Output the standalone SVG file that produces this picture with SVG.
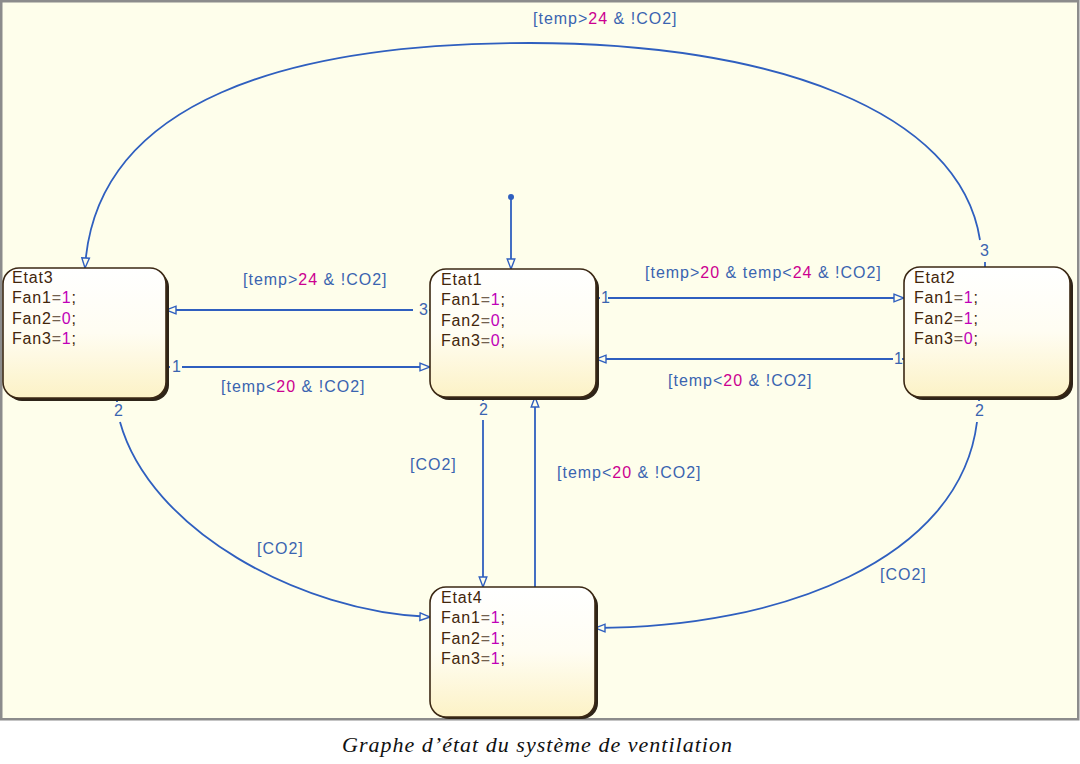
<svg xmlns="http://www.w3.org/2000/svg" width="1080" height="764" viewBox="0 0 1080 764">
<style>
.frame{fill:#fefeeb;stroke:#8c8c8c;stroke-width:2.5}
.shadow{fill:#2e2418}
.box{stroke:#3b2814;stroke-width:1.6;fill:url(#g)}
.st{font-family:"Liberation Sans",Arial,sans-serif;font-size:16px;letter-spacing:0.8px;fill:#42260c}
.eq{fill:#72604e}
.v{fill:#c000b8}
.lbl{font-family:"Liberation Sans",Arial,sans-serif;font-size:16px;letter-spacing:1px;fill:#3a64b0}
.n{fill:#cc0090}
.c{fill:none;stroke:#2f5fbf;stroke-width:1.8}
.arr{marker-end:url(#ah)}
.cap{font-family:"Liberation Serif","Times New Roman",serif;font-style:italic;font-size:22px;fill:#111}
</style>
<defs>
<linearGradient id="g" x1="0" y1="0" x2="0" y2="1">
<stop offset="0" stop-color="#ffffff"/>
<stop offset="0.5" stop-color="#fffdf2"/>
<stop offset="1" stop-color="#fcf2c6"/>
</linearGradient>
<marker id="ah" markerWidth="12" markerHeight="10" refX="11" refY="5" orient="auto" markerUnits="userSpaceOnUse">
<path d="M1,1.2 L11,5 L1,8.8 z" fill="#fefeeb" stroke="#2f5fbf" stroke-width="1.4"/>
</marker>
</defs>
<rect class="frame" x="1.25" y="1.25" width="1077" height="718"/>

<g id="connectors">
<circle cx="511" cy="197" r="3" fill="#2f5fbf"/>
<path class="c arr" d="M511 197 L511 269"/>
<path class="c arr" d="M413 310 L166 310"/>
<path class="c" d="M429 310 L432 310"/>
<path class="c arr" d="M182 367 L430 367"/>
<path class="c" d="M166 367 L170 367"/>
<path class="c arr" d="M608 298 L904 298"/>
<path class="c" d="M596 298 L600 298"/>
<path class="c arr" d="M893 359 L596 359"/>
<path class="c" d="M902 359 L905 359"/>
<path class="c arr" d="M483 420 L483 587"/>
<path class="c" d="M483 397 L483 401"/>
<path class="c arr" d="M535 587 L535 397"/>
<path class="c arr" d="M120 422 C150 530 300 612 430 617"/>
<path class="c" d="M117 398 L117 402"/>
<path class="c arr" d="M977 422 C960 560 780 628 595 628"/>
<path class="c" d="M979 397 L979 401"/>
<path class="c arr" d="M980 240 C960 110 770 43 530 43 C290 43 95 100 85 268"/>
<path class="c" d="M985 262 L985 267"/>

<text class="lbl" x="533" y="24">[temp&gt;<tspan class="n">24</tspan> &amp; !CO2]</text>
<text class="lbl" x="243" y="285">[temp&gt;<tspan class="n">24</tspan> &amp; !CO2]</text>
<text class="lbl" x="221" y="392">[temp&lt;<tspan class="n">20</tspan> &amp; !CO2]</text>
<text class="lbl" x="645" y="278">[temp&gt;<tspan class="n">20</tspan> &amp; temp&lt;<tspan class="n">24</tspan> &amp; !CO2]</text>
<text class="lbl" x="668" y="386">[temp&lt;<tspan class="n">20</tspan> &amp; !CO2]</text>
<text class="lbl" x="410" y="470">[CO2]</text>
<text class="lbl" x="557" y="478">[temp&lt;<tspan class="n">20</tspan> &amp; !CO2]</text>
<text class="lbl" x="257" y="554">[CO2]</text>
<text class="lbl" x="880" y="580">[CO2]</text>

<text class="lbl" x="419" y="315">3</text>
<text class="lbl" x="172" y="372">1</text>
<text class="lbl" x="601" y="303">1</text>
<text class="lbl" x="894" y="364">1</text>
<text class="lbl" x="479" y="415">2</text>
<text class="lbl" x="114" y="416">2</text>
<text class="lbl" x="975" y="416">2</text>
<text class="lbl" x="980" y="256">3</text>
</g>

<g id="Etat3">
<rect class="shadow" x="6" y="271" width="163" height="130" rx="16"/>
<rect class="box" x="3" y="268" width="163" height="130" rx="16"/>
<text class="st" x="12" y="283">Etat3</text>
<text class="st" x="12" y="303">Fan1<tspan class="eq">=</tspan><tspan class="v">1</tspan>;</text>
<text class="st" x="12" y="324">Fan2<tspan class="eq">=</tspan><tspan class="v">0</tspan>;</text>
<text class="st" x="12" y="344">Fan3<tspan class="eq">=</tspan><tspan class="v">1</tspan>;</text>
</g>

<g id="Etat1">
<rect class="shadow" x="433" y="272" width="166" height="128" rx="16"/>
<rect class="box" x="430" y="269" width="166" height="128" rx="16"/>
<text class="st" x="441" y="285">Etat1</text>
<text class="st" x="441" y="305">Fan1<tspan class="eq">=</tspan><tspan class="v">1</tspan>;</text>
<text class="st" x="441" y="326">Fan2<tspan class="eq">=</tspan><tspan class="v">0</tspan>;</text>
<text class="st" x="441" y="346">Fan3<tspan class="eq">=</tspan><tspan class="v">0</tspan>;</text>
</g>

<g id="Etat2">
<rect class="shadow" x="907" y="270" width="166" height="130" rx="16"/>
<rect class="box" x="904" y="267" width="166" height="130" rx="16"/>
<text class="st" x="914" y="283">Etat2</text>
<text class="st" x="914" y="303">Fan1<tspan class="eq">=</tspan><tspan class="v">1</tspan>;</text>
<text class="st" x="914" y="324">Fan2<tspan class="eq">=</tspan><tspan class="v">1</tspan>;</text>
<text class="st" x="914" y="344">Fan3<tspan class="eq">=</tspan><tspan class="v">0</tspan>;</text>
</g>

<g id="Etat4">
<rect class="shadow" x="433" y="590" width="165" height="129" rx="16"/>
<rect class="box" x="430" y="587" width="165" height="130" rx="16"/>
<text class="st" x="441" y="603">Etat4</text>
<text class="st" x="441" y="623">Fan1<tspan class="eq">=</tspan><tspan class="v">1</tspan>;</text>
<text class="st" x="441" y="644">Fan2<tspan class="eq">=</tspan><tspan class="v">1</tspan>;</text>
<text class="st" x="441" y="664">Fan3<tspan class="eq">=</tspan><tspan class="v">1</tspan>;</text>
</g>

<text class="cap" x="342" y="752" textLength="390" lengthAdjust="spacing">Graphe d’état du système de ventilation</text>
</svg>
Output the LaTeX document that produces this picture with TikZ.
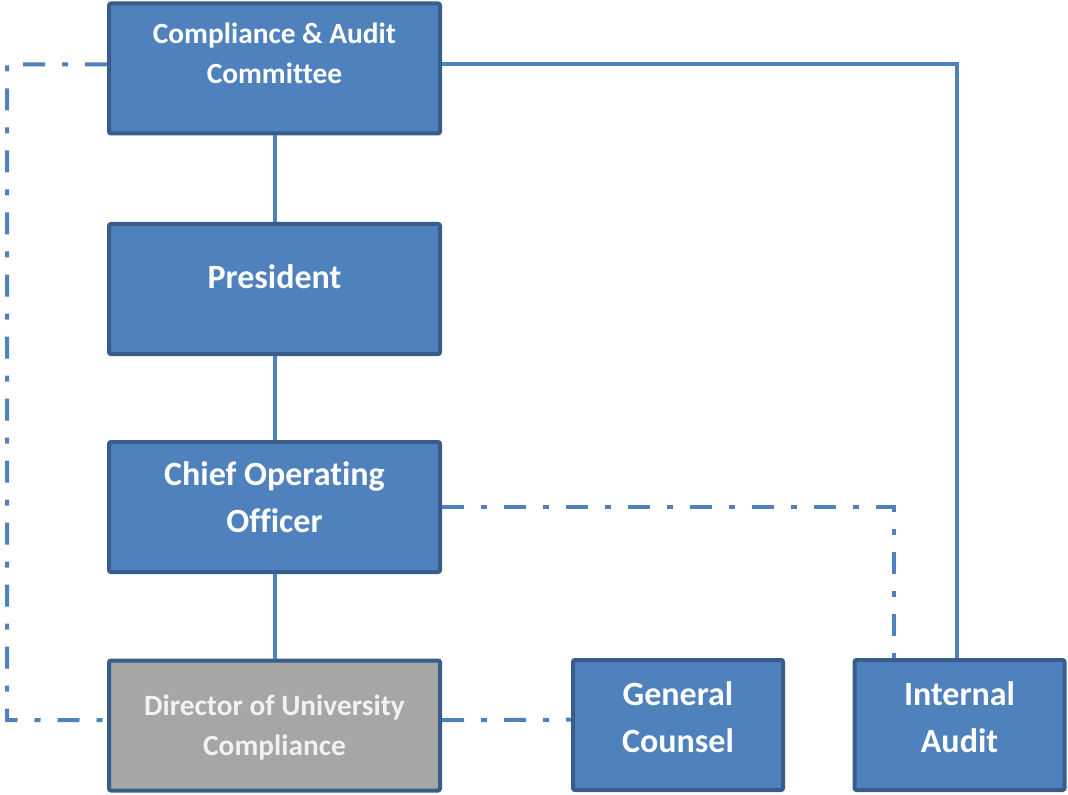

══════════

EXERCISE DESCRIPTION
Will you set down the records word for word while leaving out every picture?

SOLUTION
Output the standalone SVG file that produces this picture with SVG.
<svg xmlns="http://www.w3.org/2000/svg" width="1080" height="764" viewBox="0 0 1080 764">
<style>
.frame{fill:#fefeeb;stroke:#8c8c8c;stroke-width:2.5}
.shadow{fill:#2e2418}
.box{stroke:#3b2814;stroke-width:1.6;fill:url(#g)}
.st{font-family:"Liberation Sans",Arial,sans-serif;font-size:16px;letter-spacing:0.8px;fill:#42260c}
.eq{fill:#72604e}
.v{fill:#c000b8}
.lbl{font-family:"Liberation Sans",Arial,sans-serif;font-size:16px;letter-spacing:1px;fill:#3a64b0}
.n{fill:#cc0090}
.c{fill:none;stroke:#2f5fbf;stroke-width:1.8}
.arr{marker-end:url(#ah)}
.cap{font-family:"Liberation Serif","Times New Roman",serif;font-style:italic;font-size:22px;fill:#111}
</style>
<defs>
<linearGradient id="g" x1="0" y1="0" x2="0" y2="1">
<stop offset="0" stop-color="#ffffff"/>
<stop offset="0.5" stop-color="#fffdf2"/>
<stop offset="1" stop-color="#fcf2c6"/>
</linearGradient>
<marker id="ah" markerWidth="12" markerHeight="10" refX="11" refY="5" orient="auto" markerUnits="userSpaceOnUse">
<path d="M1,1.2 L11,5 L1,8.8 z" fill="#fefeeb" stroke="#2f5fbf" stroke-width="1.4"/>
</marker>
</defs>
<rect class="frame" x="1.25" y="1.25" width="1077" height="718"/>

<g id="connectors">
<circle cx="511" cy="197" r="3" fill="#2f5fbf"/>
<path class="c arr" d="M511 197 L511 269"/>
<path class="c arr" d="M413 310 L166 310"/>
<path class="c" d="M429 310 L432 310"/>
<path class="c arr" d="M182 367 L430 367"/>
<path class="c" d="M166 367 L170 367"/>
<path class="c arr" d="M608 298 L904 298"/>
<path class="c" d="M596 298 L600 298"/>
<path class="c arr" d="M893 359 L596 359"/>
<path class="c" d="M902 359 L905 359"/>
<path class="c arr" d="M483 420 L483 587"/>
<path class="c" d="M483 397 L483 401"/>
<path class="c arr" d="M535 587 L535 397"/>
<path class="c arr" d="M120 422 C150 530 300 612 430 617"/>
<path class="c" d="M117 398 L117 402"/>
<path class="c arr" d="M977 422 C960 560 780 628 595 628"/>
<path class="c" d="M979 397 L979 401"/>
<path class="c arr" d="M980 240 C960 110 770 43 530 43 C290 43 95 100 85 268"/>
<path class="c" d="M985 262 L985 267"/>

<text class="lbl" x="533" y="24">[temp&gt;<tspan class="n">24</tspan> &amp; !CO2]</text>
<text class="lbl" x="243" y="285">[temp&gt;<tspan class="n">24</tspan> &amp; !CO2]</text>
<text class="lbl" x="221" y="392">[temp&lt;<tspan class="n">20</tspan> &amp; !CO2]</text>
<text class="lbl" x="645" y="278">[temp&gt;<tspan class="n">20</tspan> &amp; temp&lt;<tspan class="n">24</tspan> &amp; !CO2]</text>
<text class="lbl" x="668" y="386">[temp&lt;<tspan class="n">20</tspan> &amp; !CO2]</text>
<text class="lbl" x="410" y="470">[CO2]</text>
<text class="lbl" x="557" y="478">[temp&lt;<tspan class="n">20</tspan> &amp; !CO2]</text>
<text class="lbl" x="257" y="554">[CO2]</text>
<text class="lbl" x="880" y="580">[CO2]</text>

<text class="lbl" x="419" y="315">3</text>
<text class="lbl" x="172" y="372">1</text>
<text class="lbl" x="601" y="303">1</text>
<text class="lbl" x="894" y="364">1</text>
<text class="lbl" x="479" y="415">2</text>
<text class="lbl" x="114" y="416">2</text>
<text class="lbl" x="975" y="416">2</text>
<text class="lbl" x="980" y="256">3</text>
</g>

<g id="Etat3">
<rect class="shadow" x="6" y="271" width="163" height="130" rx="16"/>
<rect class="box" x="3" y="268" width="163" height="130" rx="16"/>
<text class="st" x="12" y="283">Etat3</text>
<text class="st" x="12" y="303">Fan1<tspan class="eq">=</tspan><tspan class="v">1</tspan>;</text>
<text class="st" x="12" y="324">Fan2<tspan class="eq">=</tspan><tspan class="v">0</tspan>;</text>
<text class="st" x="12" y="344">Fan3<tspan class="eq">=</tspan><tspan class="v">1</tspan>;</text>
</g>

<g id="Etat1">
<rect class="shadow" x="433" y="272" width="166" height="128" rx="16"/>
<rect class="box" x="430" y="269" width="166" height="128" rx="16"/>
<text class="st" x="441" y="285">Etat1</text>
<text class="st" x="441" y="305">Fan1<tspan class="eq">=</tspan><tspan class="v">1</tspan>;</text>
<text class="st" x="441" y="326">Fan2<tspan class="eq">=</tspan><tspan class="v">0</tspan>;</text>
<text class="st" x="441" y="346">Fan3<tspan class="eq">=</tspan><tspan class="v">0</tspan>;</text>
</g>

<g id="Etat2">
<rect class="shadow" x="907" y="270" width="166" height="130" rx="16"/>
<rect class="box" x="904" y="267" width="166" height="130" rx="16"/>
<text class="st" x="914" y="283">Etat2</text>
<text class="st" x="914" y="303">Fan1<tspan class="eq">=</tspan><tspan class="v">1</tspan>;</text>
<text class="st" x="914" y="324">Fan2<tspan class="eq">=</tspan><tspan class="v">1</tspan>;</text>
<text class="st" x="914" y="344">Fan3<tspan class="eq">=</tspan><tspan class="v">0</tspan>;</text>
</g>

<g id="Etat4">
<rect class="shadow" x="433" y="590" width="165" height="129" rx="16"/>
<rect class="box" x="430" y="587" width="165" height="130" rx="16"/>
<text class="st" x="441" y="603">Etat4</text>
<text class="st" x="441" y="623">Fan1<tspan class="eq">=</tspan><tspan class="v">1</tspan>;</text>
<text class="st" x="441" y="644">Fan2<tspan class="eq">=</tspan><tspan class="v">1</tspan>;</text>
<text class="st" x="441" y="664">Fan3<tspan class="eq">=</tspan><tspan class="v">1</tspan>;</text>
</g>

<text class="cap" x="342" y="752" textLength="390" lengthAdjust="spacing">Graphe d’état du système de ventilation</text>
</svg>
Output the LaTeX document that produces this picture with TikZ.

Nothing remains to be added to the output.